Note each line that includes the word "this". Copy those lines.

--- begin Exercise input ---

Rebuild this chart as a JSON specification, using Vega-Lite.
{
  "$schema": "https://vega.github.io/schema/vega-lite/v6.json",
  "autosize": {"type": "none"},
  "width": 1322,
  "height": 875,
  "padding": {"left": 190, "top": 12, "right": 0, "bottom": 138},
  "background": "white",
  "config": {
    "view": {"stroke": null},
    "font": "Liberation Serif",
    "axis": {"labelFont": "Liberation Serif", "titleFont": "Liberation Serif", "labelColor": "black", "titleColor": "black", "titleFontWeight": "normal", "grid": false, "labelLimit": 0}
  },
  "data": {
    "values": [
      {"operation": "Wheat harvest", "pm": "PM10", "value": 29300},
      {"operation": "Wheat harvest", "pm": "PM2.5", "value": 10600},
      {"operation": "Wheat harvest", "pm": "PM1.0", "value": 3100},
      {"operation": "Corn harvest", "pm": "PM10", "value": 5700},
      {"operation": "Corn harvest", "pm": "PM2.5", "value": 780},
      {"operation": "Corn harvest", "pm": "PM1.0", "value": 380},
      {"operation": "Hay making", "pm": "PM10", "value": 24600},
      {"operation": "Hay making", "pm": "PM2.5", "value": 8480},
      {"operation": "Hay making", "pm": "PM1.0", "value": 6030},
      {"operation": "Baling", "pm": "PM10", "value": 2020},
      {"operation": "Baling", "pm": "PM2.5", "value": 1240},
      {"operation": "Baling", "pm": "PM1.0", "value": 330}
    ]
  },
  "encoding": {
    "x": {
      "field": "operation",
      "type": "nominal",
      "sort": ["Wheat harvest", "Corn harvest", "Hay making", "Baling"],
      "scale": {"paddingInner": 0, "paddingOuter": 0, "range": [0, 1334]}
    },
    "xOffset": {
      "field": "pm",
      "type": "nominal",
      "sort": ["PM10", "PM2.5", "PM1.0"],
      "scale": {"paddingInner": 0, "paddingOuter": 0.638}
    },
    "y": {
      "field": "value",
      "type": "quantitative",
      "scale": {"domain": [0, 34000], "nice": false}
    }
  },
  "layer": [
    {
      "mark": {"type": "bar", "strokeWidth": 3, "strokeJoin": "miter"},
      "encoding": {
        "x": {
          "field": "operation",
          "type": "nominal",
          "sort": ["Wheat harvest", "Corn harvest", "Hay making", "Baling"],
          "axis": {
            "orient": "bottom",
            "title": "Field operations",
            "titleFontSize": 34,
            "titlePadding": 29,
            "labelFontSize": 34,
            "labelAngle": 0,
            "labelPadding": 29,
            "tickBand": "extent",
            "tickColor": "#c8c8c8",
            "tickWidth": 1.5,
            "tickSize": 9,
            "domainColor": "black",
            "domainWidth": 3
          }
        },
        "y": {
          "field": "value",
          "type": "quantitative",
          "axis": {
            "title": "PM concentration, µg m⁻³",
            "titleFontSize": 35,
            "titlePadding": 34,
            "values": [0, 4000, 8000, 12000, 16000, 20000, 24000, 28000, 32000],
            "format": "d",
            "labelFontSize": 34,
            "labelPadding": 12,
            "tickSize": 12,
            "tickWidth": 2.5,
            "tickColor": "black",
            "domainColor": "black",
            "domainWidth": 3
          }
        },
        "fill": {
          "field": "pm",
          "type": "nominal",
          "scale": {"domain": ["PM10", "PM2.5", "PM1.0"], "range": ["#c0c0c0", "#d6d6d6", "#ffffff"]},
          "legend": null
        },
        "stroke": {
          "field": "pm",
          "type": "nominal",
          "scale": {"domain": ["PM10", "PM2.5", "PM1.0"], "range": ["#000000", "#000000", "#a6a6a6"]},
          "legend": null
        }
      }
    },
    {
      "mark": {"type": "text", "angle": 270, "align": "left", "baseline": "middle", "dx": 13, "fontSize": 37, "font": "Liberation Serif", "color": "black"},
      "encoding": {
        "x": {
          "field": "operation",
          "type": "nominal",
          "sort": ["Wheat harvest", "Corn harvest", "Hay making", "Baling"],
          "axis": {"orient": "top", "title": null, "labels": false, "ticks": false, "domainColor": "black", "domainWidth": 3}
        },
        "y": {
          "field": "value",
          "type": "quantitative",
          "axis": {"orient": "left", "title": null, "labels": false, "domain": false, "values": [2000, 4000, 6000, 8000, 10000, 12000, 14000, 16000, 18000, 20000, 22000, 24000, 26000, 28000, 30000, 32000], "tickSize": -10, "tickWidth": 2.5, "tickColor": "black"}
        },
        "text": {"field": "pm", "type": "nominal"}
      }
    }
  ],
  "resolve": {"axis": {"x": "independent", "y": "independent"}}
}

--- end Exercise input ---
--- begin Exercise input ---

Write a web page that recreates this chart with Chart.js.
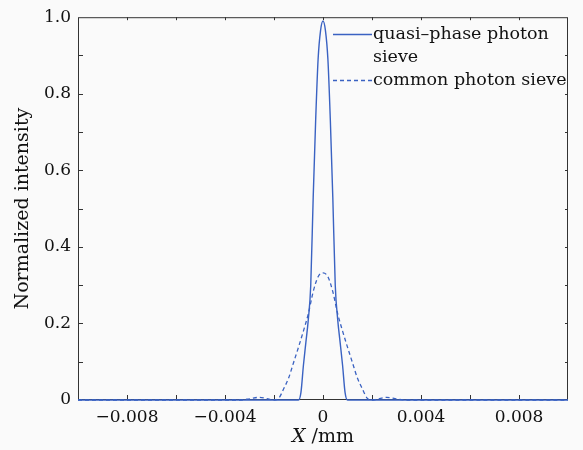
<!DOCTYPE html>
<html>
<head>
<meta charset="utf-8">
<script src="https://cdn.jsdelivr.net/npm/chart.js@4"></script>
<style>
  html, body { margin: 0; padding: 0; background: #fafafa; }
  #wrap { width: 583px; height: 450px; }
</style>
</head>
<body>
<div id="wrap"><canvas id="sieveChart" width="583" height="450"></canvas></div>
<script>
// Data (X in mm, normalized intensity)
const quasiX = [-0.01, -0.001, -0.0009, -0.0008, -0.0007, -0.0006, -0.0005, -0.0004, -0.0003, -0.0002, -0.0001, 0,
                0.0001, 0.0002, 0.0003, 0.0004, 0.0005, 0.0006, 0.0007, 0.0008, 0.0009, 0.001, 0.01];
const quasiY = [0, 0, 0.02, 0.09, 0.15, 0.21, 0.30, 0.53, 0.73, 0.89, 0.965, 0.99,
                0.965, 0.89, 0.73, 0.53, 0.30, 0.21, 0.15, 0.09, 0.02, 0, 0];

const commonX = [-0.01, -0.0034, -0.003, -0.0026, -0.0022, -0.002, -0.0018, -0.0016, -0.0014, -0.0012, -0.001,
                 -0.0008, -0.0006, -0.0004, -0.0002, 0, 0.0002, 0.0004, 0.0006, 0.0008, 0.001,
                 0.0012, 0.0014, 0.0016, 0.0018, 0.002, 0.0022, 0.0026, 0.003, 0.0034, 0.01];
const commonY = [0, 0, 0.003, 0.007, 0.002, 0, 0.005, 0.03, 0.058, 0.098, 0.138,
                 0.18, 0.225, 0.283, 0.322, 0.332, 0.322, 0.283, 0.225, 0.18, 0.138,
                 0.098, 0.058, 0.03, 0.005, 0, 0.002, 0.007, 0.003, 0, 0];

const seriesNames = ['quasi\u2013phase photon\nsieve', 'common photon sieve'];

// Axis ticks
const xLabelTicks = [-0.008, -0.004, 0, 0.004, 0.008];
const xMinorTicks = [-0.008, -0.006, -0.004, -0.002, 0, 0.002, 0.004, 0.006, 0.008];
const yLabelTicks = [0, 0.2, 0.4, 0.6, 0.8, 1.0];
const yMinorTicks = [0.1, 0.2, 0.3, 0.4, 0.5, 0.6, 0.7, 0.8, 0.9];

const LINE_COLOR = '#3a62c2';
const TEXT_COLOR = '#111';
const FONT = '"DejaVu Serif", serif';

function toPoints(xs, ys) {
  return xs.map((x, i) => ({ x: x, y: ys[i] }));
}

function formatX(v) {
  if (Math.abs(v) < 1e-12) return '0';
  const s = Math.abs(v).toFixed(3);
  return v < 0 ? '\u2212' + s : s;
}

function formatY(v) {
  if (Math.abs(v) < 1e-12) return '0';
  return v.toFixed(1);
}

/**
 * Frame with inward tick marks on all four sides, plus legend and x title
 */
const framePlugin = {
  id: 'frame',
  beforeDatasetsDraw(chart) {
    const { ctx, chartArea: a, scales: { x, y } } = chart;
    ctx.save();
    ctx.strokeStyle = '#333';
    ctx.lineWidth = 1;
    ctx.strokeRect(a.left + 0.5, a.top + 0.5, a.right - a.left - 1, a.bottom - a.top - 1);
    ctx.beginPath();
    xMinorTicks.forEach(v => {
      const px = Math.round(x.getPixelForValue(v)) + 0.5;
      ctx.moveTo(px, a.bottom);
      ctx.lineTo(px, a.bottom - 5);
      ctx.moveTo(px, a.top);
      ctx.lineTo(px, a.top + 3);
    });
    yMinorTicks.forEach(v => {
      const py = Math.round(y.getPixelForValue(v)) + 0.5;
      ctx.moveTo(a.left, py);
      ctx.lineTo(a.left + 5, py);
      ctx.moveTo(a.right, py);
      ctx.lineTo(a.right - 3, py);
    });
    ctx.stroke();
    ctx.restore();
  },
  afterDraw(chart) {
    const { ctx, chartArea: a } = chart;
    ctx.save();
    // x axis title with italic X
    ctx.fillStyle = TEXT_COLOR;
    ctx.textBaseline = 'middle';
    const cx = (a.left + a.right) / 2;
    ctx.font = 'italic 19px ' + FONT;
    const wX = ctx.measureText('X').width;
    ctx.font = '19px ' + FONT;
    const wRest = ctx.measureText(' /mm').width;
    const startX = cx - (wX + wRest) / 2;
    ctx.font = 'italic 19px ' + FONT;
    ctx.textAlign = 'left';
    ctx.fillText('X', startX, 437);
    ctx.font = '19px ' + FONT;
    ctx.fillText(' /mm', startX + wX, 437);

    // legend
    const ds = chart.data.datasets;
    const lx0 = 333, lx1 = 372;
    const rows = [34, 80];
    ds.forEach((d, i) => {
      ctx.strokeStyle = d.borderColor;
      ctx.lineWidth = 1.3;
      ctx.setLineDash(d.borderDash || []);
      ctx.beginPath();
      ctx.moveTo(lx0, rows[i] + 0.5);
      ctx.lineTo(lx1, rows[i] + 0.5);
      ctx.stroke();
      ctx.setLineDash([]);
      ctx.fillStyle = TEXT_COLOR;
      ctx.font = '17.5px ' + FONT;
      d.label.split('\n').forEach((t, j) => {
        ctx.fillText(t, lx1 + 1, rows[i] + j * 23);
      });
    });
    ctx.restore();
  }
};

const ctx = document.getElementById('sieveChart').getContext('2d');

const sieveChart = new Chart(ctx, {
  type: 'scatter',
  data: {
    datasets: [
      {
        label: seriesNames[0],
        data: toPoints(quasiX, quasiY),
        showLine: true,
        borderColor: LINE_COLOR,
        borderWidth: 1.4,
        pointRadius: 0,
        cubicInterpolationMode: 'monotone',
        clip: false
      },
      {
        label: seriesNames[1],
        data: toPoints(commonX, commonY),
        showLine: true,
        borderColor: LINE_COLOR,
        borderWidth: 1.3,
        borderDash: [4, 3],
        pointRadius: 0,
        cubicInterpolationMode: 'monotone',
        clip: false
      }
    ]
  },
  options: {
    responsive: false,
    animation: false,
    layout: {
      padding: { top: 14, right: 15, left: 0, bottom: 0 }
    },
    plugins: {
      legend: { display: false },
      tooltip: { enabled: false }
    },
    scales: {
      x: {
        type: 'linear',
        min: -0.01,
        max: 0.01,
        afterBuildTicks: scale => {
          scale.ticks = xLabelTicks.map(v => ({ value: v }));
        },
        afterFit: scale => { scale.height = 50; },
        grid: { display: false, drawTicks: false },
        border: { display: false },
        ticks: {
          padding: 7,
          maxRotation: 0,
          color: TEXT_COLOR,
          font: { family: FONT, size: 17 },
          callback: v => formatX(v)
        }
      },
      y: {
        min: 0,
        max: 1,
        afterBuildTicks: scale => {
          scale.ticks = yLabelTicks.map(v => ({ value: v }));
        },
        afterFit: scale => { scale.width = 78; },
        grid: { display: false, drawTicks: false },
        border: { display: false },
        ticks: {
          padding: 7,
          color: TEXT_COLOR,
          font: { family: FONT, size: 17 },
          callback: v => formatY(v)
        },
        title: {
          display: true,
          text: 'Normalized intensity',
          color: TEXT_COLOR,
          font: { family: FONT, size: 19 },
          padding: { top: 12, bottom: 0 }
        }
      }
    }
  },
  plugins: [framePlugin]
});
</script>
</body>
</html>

--- end Exercise input ---

» Written answer:
Rebuild this chart as a JSON specification, using Vega-Lite.
Write a web page that recreates this chart with Chart.js.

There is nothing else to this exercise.